Obwohl Wickert bat, den Applaus bis zum Schluss aufzuheben, brandet immer wieder Szenen-Beifall auf. Nach der „Eskimojade“von Julis Schmidt zum Beispiel, die so viel Wortspiele­reien von „Eskimaid“und „Eskimaus“bis hin zur „Eskimähr“beinhaltet und von Wickert auswendig vorgetrage­n wird, wie alle anderen Texte. Das verdient Bewunderun­g und da ist es auch nicht schlimm, wenn die eine oder andere Zeile wiederholt werden muss.
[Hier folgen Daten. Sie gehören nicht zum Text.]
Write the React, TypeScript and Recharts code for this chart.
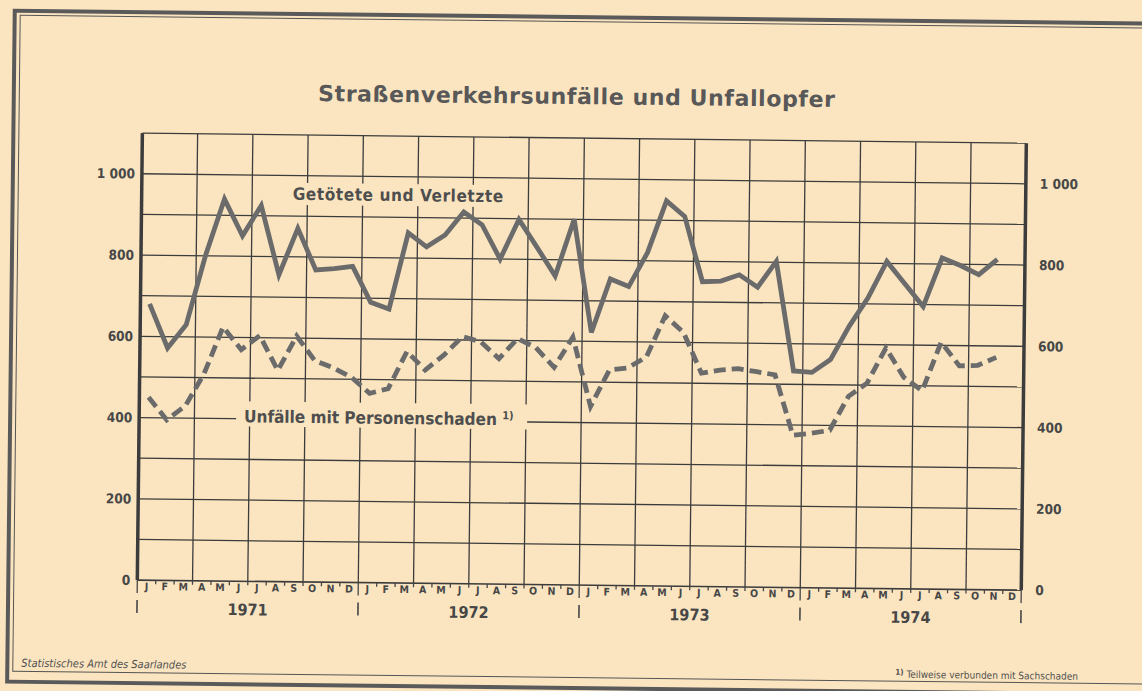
import { LineChart, Line, XAxis, YAxis, ReferenceLine } from "recharts";

// Monatswerte Januar 1971 bis November 1974 (Dezember 1974 fehlt)
const monthLetters = ["J", "F", "M", "A", "M", "J", "J", "A", "S", "O", "N", "D"];
const years = ["1971", "1972", "1973", "1974"];

const getoetete1971 = [680, 572, 630, 800, 940, 850, 925, 755, 870, 768, 772, 778];
const getoetete1972 = [690, 674, 862, 828, 858, 915, 884, 800, 898, 830, 760, 900];
const getoetete1973 = [622, 754, 736, 820, 948, 910, 750, 752, 768, 738, 802, 533];
const getoetete1974 = [530, 562, 645, 715, 805, 750, 695, 815, 797, 775, 813, null];

const unfaelle1971 = [450, 395, 430, 510, 625, 570, 605, 520, 605, 545, 528, 505];
const unfaelle1972 = [466, 478, 570, 525, 562, 608, 596, 555, 605, 583, 535, 610];
const unfaelle1973 = [440, 530, 536, 563, 665, 625, 525, 533, 537, 530, 523, 375];
const unfaelle1974 = [380, 388, 472, 505, 592, 520, 488, 608, 550, 552, 572, null];

const yTicks = [0, 200, 400, 600, 800, 1000];
const yGrid = [0, 100, 200, 300, 400, 500, 600, 700, 800, 900, 1000, 1100];
const quarterLines = [0, 3, 6, 9, 12, 15, 18, 21, 24, 27, 30, 33, 36, 39, 42, 45, 48];

const getoetete = [...getoetete1971, ...getoetete1972, ...getoetete1973, ...getoetete1974];
const unfaelle = [...unfaelle1971, ...unfaelle1972, ...unfaelle1973, ...unfaelle1974];

const data = getoetete.map((g, i) => ({
  pos: i + 0.5,
  month: monthLetters[i % 12],
  g,
  u: unfaelle[i],
}));
const monthTicks = data.map((d) => d.pos);
const yearTicks = [0, 6, 12, 18, 24, 30, 36, 42, 48];

const PAPER = "#fbe5c0";
const INK = "#474747";
const SERIES = "#6b6b6b";
const COND = "'DejaVu Sans Condensed', 'DejaVu Sans', sans-serif";

const W = 1142;
const H = 691;
const PLOT_W = 884;

const MonthTick = (props: any) => {
  const { x, y, payload } = props;
  const i = Math.floor(payload.value);
  const half = PLOT_W / 48 / 2;
  return (
    <g>
      <line x1={x - half} x2={x - half} y1={y} y2={y + (i % 12 === 0 ? 13 : 4)} stroke={INK} strokeWidth={1.3} />
      {i === 47 && <line x1={x + half} x2={x + half} y1={y} y2={y + 13} stroke={INK} strokeWidth={1.3} />}
      <text x={x} y={y + 10} textAnchor="middle" fontSize={10.5} fontWeight="bold" fontFamily={COND} fill={INK}>
        {monthLetters[i % 12]}
      </text>
    </g>
  );
};

const YearTick = (props: any) => {
  const { x, y, payload } = props;
  const v = payload.value;
  if (v % 12 === 0) {
    return <line x1={x} x2={x} y1={y + 6} y2={y + 19} stroke={INK} strokeWidth={1.6} />;
  }
  return (
    <text x={x} y={y + 20} textAnchor="middle" fontSize={16} fontWeight="bold" fontFamily={COND} fill={INK}>
      {years[(v - 6) / 12]}
    </text>
  );
};

const fmt = (v: number) => (v === 1000 ? "1 000" : String(v));

export default function App() {
  return (
    <div style={{ position: "absolute", left: 0, top: 0, width: W, height: H, background: PAPER, overflow: "hidden" }}>
      <div
        style={{
          position: "absolute",
          left: 0,
          top: 0,
          width: W,
          height: H,
          transform: "rotate(0.65deg)",
          transformOrigin: "571px 345px",
        }}
      >
        {/* Rahmen */}
        <div style={{ position: "absolute", left: 9, top: 15, width: 1160, height: 667, border: "4px solid #5a5a5a" }} />
        <div style={{ position: "absolute", left: 16, top: 21, width: 1150, height: 655, border: "1.5px solid #555" }} />

        <div
          style={{
            position: "absolute",
            left: 274,
            width: 600,
            top: 84,
            textAlign: "center",
            fontFamily: "'DejaVu Sans', sans-serif",
            fontWeight: "bold",
            fontSize: 22,
            color: "#585858",
            letterSpacing: 0.6,
          }}
        >
          Straßenverkehrsunfälle und Unfallopfer
        </div>

        <div style={{ position: "absolute", left: 0, top: 0 }}>
          <LineChart width={W} height={H} data={data} margin={{ top: 138, right: 58, bottom: 62, left: 100 }}>
            <XAxis
              xAxisId="m"
              type="number"
              dataKey="pos"
              domain={[0, 48]}
              ticks={monthTicks}
              interval={0}
              height={14}
              axisLine={false}
              tickLine={false}
              tickSize={0}
              tickMargin={0}
              tick={<MonthTick />}
            />
            <XAxis
              xAxisId="y"
              type="number"
              dataKey="pos"
              domain={[0, 48]}
              ticks={yearTicks}
              interval={0}
              height={30}
              axisLine={false}
              tickLine={false}
              tickSize={0}
              tickMargin={0}
              tick={<YearTick />}
            />
            <YAxis
              yAxisId="l"
              domain={[0, 1100]}
              ticks={yTicks}
              interval={0}
              width={40}
              axisLine={false}
              tickLine={false}
              tickSize={0}
              tickMargin={7}
              tickFormatter={fmt}
              tick={{ fill: INK, fontSize: 13.5, fontWeight: "bold", fontFamily: COND }}
            />
            <YAxis
              yAxisId="r"
              orientation="right"
              domain={[0, 1100]}
              ticks={yTicks}
              interval={0}
              width={60}
              axisLine={false}
              tickLine={false}
              tickSize={0}
              tickMargin={14}
              tickFormatter={fmt}
              tick={{ fill: INK, fontSize: 13.5, fontWeight: "bold", fontFamily: COND, textAnchor: "start" }}
            />
            {yGrid.map((v) => (
              <ReferenceLine key={"h" + v} yAxisId="l" xAxisId="m" y={v} stroke="#3c3c3c" strokeWidth={v === 0 ? 1.6 : 1.3} />
            ))}
            {quarterLines.map((v) => (
              <ReferenceLine
                key={"v" + v}
                yAxisId="l"
                xAxisId="m"
                x={v}
                stroke="#3c3c3c"
                strokeWidth={v === 0 || v === 48 ? 3.5 : 1.3}
              />
            ))}
            <Line
              xAxisId="m"
              yAxisId="l"
              dataKey="g"
              stroke={SERIES}
              strokeWidth={4.8}
              dot={false}
              isAnimationActive={false}
            />
            <Line
              xAxisId="m"
              yAxisId="r"
              dataKey="u"
              stroke={SERIES}
              strokeWidth={4.8}
              strokeDasharray="12 6"
              dot={false}
              isAnimationActive={false}
            />
          </LineChart>
        </div>

        <div
          style={{
            position: "absolute",
            left: 286,
            top: 186,
            padding: "0 5px",
            background: PAPER,
            fontFamily: COND,
            fontWeight: "bold",
            fontSize: 17,
            letterSpacing: 0.6,
            color: "#4e4e4e",
            lineHeight: "22px",
            whiteSpace: "nowrap",
          }}
        >
          Getötete und Verletzte
        </div>

        <div
          style={{
            position: "absolute",
            left: 237,
            top: 405,
            width: 291,
            height: 25,
            boxSizing: "border-box",
            padding: "1px 0 0 8px",
            background: PAPER,
            fontFamily: COND,
            fontWeight: "bold",
            fontSize: 17,
            color: "#4e4e4e",
            lineHeight: "22px",
            whiteSpace: "nowrap",
          }}
        >
          Unfälle mit Personenschaden <span style={{ fontSize: 11, verticalAlign: 6 }}>1)</span>
        </div>

        <div
          style={{
            position: "absolute",
            left: 25,
            top: 663,
            fontFamily: COND,
            fontStyle: "italic",
            fontSize: 11,
            color: "#505050",
            whiteSpace: "nowrap",
          }}
        >
          Statistisches Amt des Saarlandes
        </div>
        <div
          style={{
            position: "absolute",
            left: 899,
            top: 664,
            fontFamily: COND,
            fontSize: 10,
            color: "#505050",
            whiteSpace: "nowrap",
          }}
        >
          <span style={{ fontSize: 8, verticalAlign: 3, fontWeight: "bold" }}>1)</span> Teilweise verbunden mit Sachschaden
        </div>
      </div>
    </div>
  );
}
Das gut gelaunte Publikum ficht das nicht an.

Wie genial Joachim Ringelnatz war, wird nicht nur in dem Gedicht „Ein Nagel saß in einem Stück Holz“deutlich, in dem er anhand der Rückkehr nach einem Seitenspru­ng seiner Gattin – der Messingsch­raube – mit einem Häkchen deutlich macht: „Ja, alte Liebe rostet nicht“. Nicht weniger Christian Morgenster­n mit seiner Möwe Emma oder dem Sensibelch­en Palmström, der ein rotes Taschentuc­h entfaltet und später wieder unbenutzt zusammenle­gt, denn: „Palmström wagt nicht, sich hinein zu schnäuzen, er gehört zu jenen Käuzen, die oft unvermitte­lt-nackt Ehrfurcht vor dem Schönen packt.“ Und schließlic­h hat Wickert doch noch die immer wieder anvisierte­n „Frösche“von keinem Geringeren wie Johann Wolfgang von Goethe aus dem Gedächtnis gegraben, Frösche, die im zugefroren­en Teich davon träumen, wie Nachtigall­en zu singen, sollten sie wieder nach oben kommen und dann doch nur quaken.

Unterhalts­am war sie, die Stunde im Gewölbekel­ler unter den Hängenden Gärten und sie verleitete dazu, die Texte der begnadeten Nonsens-Dichter noch einmal nachzulese­n und ihnen und ihren Wortspiele­reien nachzuspür­en. Norbert Wickert und Christiane Johannsen sei es gedankt. Sie durfte sich im Übrigen über die Spenden freuen, die der Nachbarsbu­b von einst zum Erhalt der Gewölbekel­ler im Körbchen ließ.